Ortacag Avrupasi icin dünyanin büyüklügünü kesfetmek gercek bir kültürel devrimdi. Islam haric, kendi disinda hicbir seyin var olabilecegini düsünemiyordu. Ancak Cengiz Han ve haleflerinin Mogol Imparatorlugu, birdenbire Dogu Avrupa bozkirlarindan Pasifike kadar Asyayi birlestirmis; Orta Asya, Hindistan ve Cin medeniyetleriyle dogrudan temas kurulmasini ve Müslüman topraklarinin kalbine nüfuz edilmesini saglamisti.

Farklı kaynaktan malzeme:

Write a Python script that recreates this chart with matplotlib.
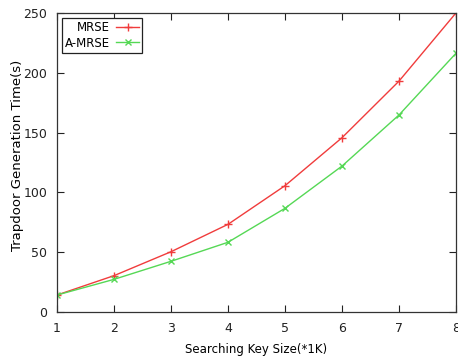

Yüzlerce din adami, elci, tüccar ve maceraperest Asyanin büyük kara ve deniz yollarina dogru sefere cikti. Ilki, 13. yüzyilin ortalarinda Pian del Carpine, bilinmeyen, buzlu, vahsi Tataristana dogru yola koyuldu ve döndügünde kalabaliklar tarafindan sanki ölüp de dirilmis gibi tezahüratlarla karsilandi. Kisa bir süre sonra Rubrucklu, modern bir etnologa yakisir bir anlatimla seyahatinden geri döndü. Ardindan digerleri geldi, en ünlüsü Marco Polo ve onun rakibi Fasli Ibn Battuta... Ayni zamanda Asyalilar da Avrupaya geldiler. Artik yol acilmisti ve eski dünya bir sekilde istikrarli bir yapi olusturma yolundaydi.

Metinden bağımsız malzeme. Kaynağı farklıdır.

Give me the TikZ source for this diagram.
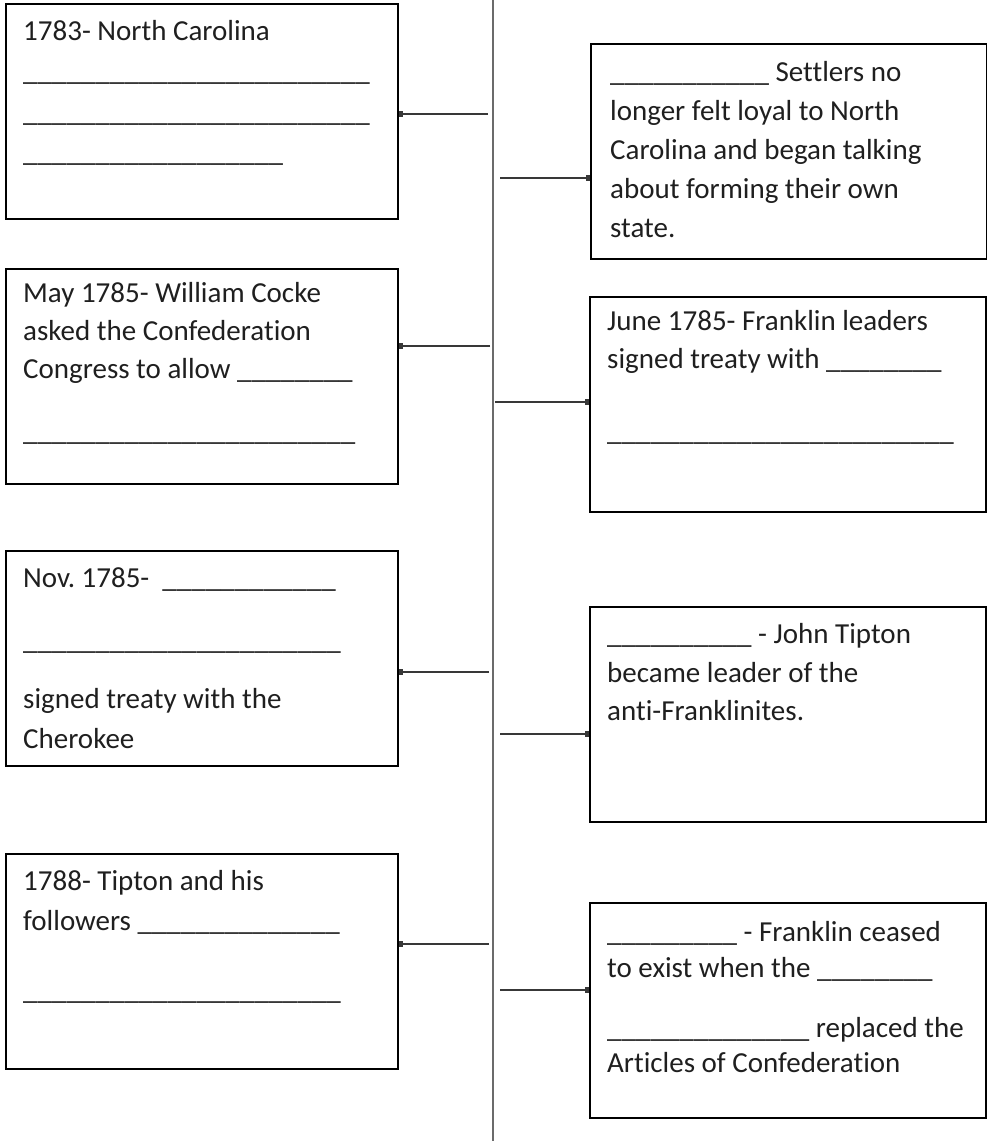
\documentclass[tikz,border=0pt]{standalone}
\usepackage{fontspec}
\setmainfont{Carlito}[Ligatures=NoCommon]
\usetikzlibrary{arrows.meta}
\frenchspacing

\tikzset{
    box/.style={draw=black, line width=2pt, anchor=north west, inner sep=0pt},
    leftbox/.style={box, minimum width=392pt, minimum height=215pt},
    rightbox/.style={box, minimum width=396pt, minimum height=215pt},
    txt/.style={anchor=base west, inner sep=0pt, text=black!88, font=\fontsize{29}{38}\selectfont},
    link/.style={draw=black!78, line width=2.2pt, -{Square[length=4pt,width=6pt]}},
    timeline/.style={draw=black!58, line width=2pt}
}
\newcommand{\blank}[1]{\foreach \k in {1,...,#1}{\_}}

\begin{document}
\begin{tikzpicture}[x=1pt, y=-1pt]
    \useasboundingbox (0,0) rectangle (987,1141);

    \coordinate (top) at (493,0);
    \coordinate (bottom) at (493,1141);
    \draw[timeline] (top) -- (bottom);

    \node[leftbox] (L1) at (5,3) {};
    \node[leftbox] (L2) at (5,268) {};
    \node[leftbox] (L3) at (5,550) {};
    \node[leftbox] (L4) at (5,853) {};

    \node[rightbox] (R1) at (590,43) {};
    \node[rightbox] (R2) at (589,296) {};
    \node[rightbox] (R3) at (589,606) {};
    \node[rightbox] (R4) at (589,902) {};

    \node[txt] (l1a) at (23,40) {1783- North Carolina};
    \node[txt] (l1b) at (23,80) {\blank{24}};
    \node[txt] (l1c) at (23,121) {\blank{24}};
    \node[txt] (l1d) at (23,161) {\blank{18}};

    \node[txt] (l2a) at (23,302) {May 1785- William Cocke};
    \node[txt] (l2b) at (23,340) {asked the Confederation};
    \node[txt] (l2c) at (23,378) {Congress to allow \blank{8}};
    \node[txt] (l2d) at (23,440) {\blank{23}};

    \node[txt] (l3a) at (23,587) {Nov. 1785-\ \ \blank{12}};
    \node[txt] (l3b) at (23,649) {\blank{22}};
    \node[txt] (l3c) at (23,708) {signed treaty with the};
    \node[txt] (l3d) at (23,748) {Cherokee};

    \node[txt] (l4a) at (23,890) {1788- Tipton and his};
    \node[txt] (l4b) at (23,930) {followers \blank{14}};
    \node[txt] (l4c) at (23,999) {\blank{22}};

    \node[txt] (r1a) at (610,81) {\blank{11} Settlers no};
    \node[txt] (r1b) at (610,120) {longer felt loyal to North};
    \node[txt] (r1c) at (610,159) {Carolina and began talking};
    \node[txt] (r1d) at (610,198) {about forming their own};
    \node[txt] (r1e) at (610,237) {state.};

    \node[txt] (r2a) at (607,330) {June 1785- Franklin leaders};
    \node[txt] (r2b) at (607,368) {signed treaty with \blank{8}};
    \node[txt] (r2c) at (607,440) {\blank{24}};

    \node[txt] (r3a) at (607,643) {\blank{10} - John Tipton};
    \node[txt] (r3b) at (607,682) {became leader of the};
    \node[txt] (r3c) at (607,720) {anti-Franklinites.};

    \node[txt] (r4a) at (607,941) {\blank{9} - Franklin ceased};
    \node[txt] (r4b) at (607,977) {to exist when the \blank{8}};
    \node[txt] (r4c) at (607,1037) {\blank{14} replaced the};
    \node[txt] (r4d) at (607,1072) {Articles of Confederation};

    \coordinate (a1) at (488,114);
    \coordinate (a2) at (490,346);
    \coordinate (a3) at (489,672);
    \coordinate (a4) at (489,944);
    \coordinate (b1) at (500,178);
    \coordinate (b2) at (495,402);
    \coordinate (b3) at (500,734);
    \coordinate (b4) at (500,990);

    \draw[link] (a1) -- (a1 -| L1.east);
    \draw[link] (a2) -- (a2 -| L2.east);
    \draw[link] (a3) -- (a3 -| L3.east);
    \draw[link] (a4) -- (a4 -| L4.east);
    \draw[link] (b1) -- (b1 -| R1.west);
    \draw[link] (b2) -- (b2 -| R2.west);
    \draw[link] (b3) -- (b3 -| R3.west);
    \draw[link] (b4) -- (b4 -| R4.west);
\end{tikzpicture}
\end{document}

Bir asirdan fazla süren ve Mogol Imparatorlugunun cöküsüyle sona eren bu müthis kesif hareketinden elimizde hala bircok seyyahin anilari ve bunlari yazanlarin cesaretine, safligina, gururuna veya sadeligine taniklik eden birkac kitap var. Bu kitaplar, katlanilan zorluklari ve yolun tehlikelerini anlatmakta ve Avrupalilarin artik oraya seyahat edemediklerinde uzun süre hayalini kuracaklari uzak diyarlarin resmini cizmektedir.